>> start Data shown
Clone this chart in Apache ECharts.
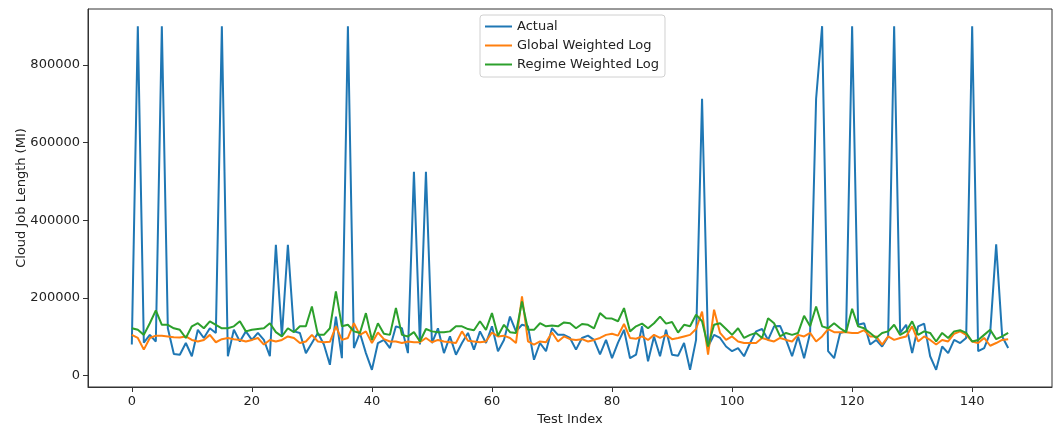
<!DOCTYPE html>
<html>
<head>
<meta charset="utf-8">
<script src="https://cdn.jsdelivr.net/npm/echarts@6/dist/echarts.min.js"></script>
<style>
	html, body {margin: 0; padding: 0; background: #fff;}
	#main {width: 1059px; height: 428px;}
</style>
</head>
<body>
<div id="main"></div>
<script>
var seriesNames = ['Actual', 'Global Weighted Log', 'Regime Weighted Log'];

var actual = [
	80000, 900000, 85000, 105000, 88000, 900000, 122000, 56000, 54000, 84000,
	50000, 118000, 97000, 122000, 110000, 900000, 50000, 118000, 88000, 114000,
	92000, 110000, 92000, 50000, 337000, 101000, 337000, 114000, 110000, 58000,
	84000, 110000, 80000, 28000, 152000, 45000, 900000, 71000, 110000, 58000,
	15000, 84000, 92000, 71000, 127000, 122000, 58000, 525000, 80000, 525000,
	84000, 122000, 58000, 101000, 54000, 84000, 110000, 67000, 114000, 84000,
	127000, 63000, 92000, 152000, 114000, 131000, 127000, 41000, 84000, 63000,
	122000, 105000, 105000, 97000, 67000, 97000, 103000, 92000, 55000, 92000,
	45000, 85000, 118000, 45000, 54000, 127000, 37000, 101000, 50000, 118000,
	54000, 51000, 84000, 15000, 92000, 713000, 75000, 105000, 97000, 75000,
	63000, 71000, 50000, 84000, 114000, 120000, 92000, 127000, 128000, 92000,
	50000, 101000, 45000, 110000, 713000, 900000, 63000, 45000, 110000, 114000,
	900000, 131000, 135000, 80000, 92000, 75000, 100000, 900000, 110000, 131000,
	58000, 127000, 134000, 50000, 15000, 75000, 58000, 92000, 84000, 97000,
	900000, 63000, 71000, 110000, 338000, 101000, 71000
];

var globalLog = [
	105000, 97000, 67000, 97000, 103000, 103000, 101000, 99000, 98000, 101000,
	92000, 88000, 92000, 105000, 86000, 94000, 97000, 94000, 92000, 88000,
	92000, 97000, 80000, 92000, 88000, 92000, 101000, 97000, 84000, 88000,
	105000, 88000, 86000, 87000, 127000, 92000, 97000, 135000, 105000, 114000,
	84000, 111000, 94000, 88000, 88000, 84000, 88000, 86000, 86000, 97000,
	86000, 92000, 88000, 86000, 84000, 114000, 90000, 88000, 86000, 88000,
	111000, 101000, 103000, 97000, 84000, 204000, 88000, 80000, 88000, 86000,
	111000, 88000, 101000, 94000, 92000, 94000, 88000, 92000, 97000, 105000,
	108000, 103000, 133000, 97000, 95000, 101000, 92000, 105000, 97000, 105000,
	94000, 97000, 101000, 105000, 120000, 165000, 54000, 170000, 110000, 92000,
	101000, 88000, 84000, 84000, 84000, 97000, 92000, 88000, 97000, 92000,
	88000, 105000, 101000, 110000, 88000, 101000, 120000, 112000, 112000, 112000,
	110000, 110000, 117000, 101000, 101000, 80000, 101000, 92000, 97000, 101000,
	127000, 88000, 101000, 92000, 80000, 92000, 88000, 108000, 114000, 105000,
	88000, 84000, 97000, 77000, 84000, 92000, 94000
];

var regimeLog = [
	122000, 118000, 105000, 135000, 168000, 131000, 131000, 122000, 118000, 97000,
	127000, 135000, 122000, 140000, 131000, 122000, 122000, 127000, 140000, 114000,
	118000, 120000, 122000, 135000, 112000, 101000, 122000, 112000, 127000, 127000,
	178000, 105000, 105000, 122000, 217000, 127000, 131000, 114000, 110000, 161000,
	92000, 135000, 108000, 105000, 174000, 105000, 101000, 112000, 88000, 120000,
	114000, 112000, 112000, 114000, 127000, 127000, 120000, 117000, 140000, 118000,
	161000, 103000, 131000, 112000, 110000, 191000, 118000, 118000, 135000, 127000,
	129000, 127000, 137000, 135000, 122000, 133000, 131000, 122000, 161000, 148000,
	147000, 140000, 174000, 114000, 127000, 134000, 122000, 135000, 152000, 134000,
	138000, 111000, 131000, 127000, 157000, 140000, 75000, 131000, 135000, 120000,
	105000, 122000, 97000, 105000, 110000, 97000, 148000, 135000, 101000, 110000,
	105000, 110000, 154000, 127000, 178000, 127000, 122000, 135000, 122000, 112000,
	172000, 127000, 122000, 110000, 97000, 110000, 114000, 131000, 105000, 114000,
	140000, 105000, 114000, 110000, 88000, 110000, 97000, 114000, 117000, 110000,
	88000, 92000, 105000, 118000, 94000, 101000, 110000
];

var xTicks = [0, 20, 40, 60, 80, 100, 120, 140];
var yTicks = [0, 200000, 400000, 600000, 800000];

var colors = ['#1f77b4', '#ff7f0e', '#2ca02c'];

function pairs(values) {
	return values.map(function (v, i) { return [i, v]; });
}

var myChart = echarts.init(document.getElementById('main'));

var axisText = {color: '#222', fontSize: 13, fontFamily: 'DejaVu Sans'};

var option = {
	animation: false,
	color: colors,
	textStyle: {fontFamily: 'DejaVu Sans'},
	grid: {
		left: 88, right: 7, top: 9, bottom: 41,
		outerBoundsMode: 'none',
		show: true, borderColor: '#333', borderWidth: 1
	},
	legend: {
		orient: 'vertical',
		left: 480, top: 15,
		padding: [4, 6, 5, 5],
		icon: 'rect',
		itemWidth: 27, itemHeight: 2, itemGap: 4,
		backgroundColor: 'rgba(255,255,255,0.8)',
		borderColor: '#d0d0d0', borderWidth: 1, borderRadius: 3,
		textStyle: {color: '#222', fontSize: 13, fontFamily: 'DejaVu Sans', lineHeight: 15},
		data: seriesNames
	},
	xAxis: {
		type: 'value',
		min: -7.3, max: 153.3,
		name: 'Test Index',
		nameLocation: 'middle',
		nameGap: 26,
		nameMoveOverlap: false,
		nameTextStyle: axisText,
		axisLine: {show: true, onZero: false, lineStyle: {color: '#333'}},
		axisTick: {show: true, length: 5, lineStyle: {color: '#333'}, customValues: xTicks},
		axisLabel: Object.assign({margin: 8, customValues: xTicks}, axisText),
		splitLine: {show: false}
	},
	yAxis: {
		type: 'value',
		min: -29250, max: 944250,
		name: 'Cloud Job Length (MI)',
		nameLocation: 'middle',
		nameGap: 60,
		nameMoveOverlap: false,
		nameTextStyle: axisText,
		axisLine: {show: true, onZero: false, lineStyle: {color: '#333'}},
		axisTick: {show: true, length: 5, lineStyle: {color: '#333'}, customValues: yTicks},
		axisLabel: Object.assign({
			margin: 8,
			customValues: yTicks,
			formatter: function (v) { return String(v); }
		}, axisText),
		splitLine: {show: false}
	},
	series: [
		{
			name: seriesNames[0],
			type: 'line',
			symbol: 'none',
			lineStyle: {width: 2},
			data: pairs(actual)
		},
		{
			name: seriesNames[1],
			type: 'line',
			symbol: 'none',
			lineStyle: {width: 2},
			data: pairs(globalLog)
		},
		{
			name: seriesNames[2],
			type: 'line',
			symbol: 'none',
			lineStyle: {width: 2},
			data: pairs(regimeLog)
		}
	]
};

myChart.setOption(option);
</script>
</body>
</html>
>> end Data shown
= Exercise instructions =
Each line from the top of the material through the line containing "var seriesNames = ['Actual', 'Global" should be reproduced exactly; please drop any images.

= Finished exercise =
Clone this chart in Apache ECharts.
<!DOCTYPE html>
<html>
<head>
<meta charset="utf-8">
<script src="https://cdn.jsdelivr.net/npm/echarts@6/dist/echarts.min.js"></script>
<style>
	html, body {margin: 0; padding: 0; background: #fff;}
	#main {width: 1059px; height: 428px;}
</style>
</head>
<body>
<div id="main"></div>
<script>
var seriesNames = ['Actual', 'Global Weighted Log', 'Regime Weighted Log'];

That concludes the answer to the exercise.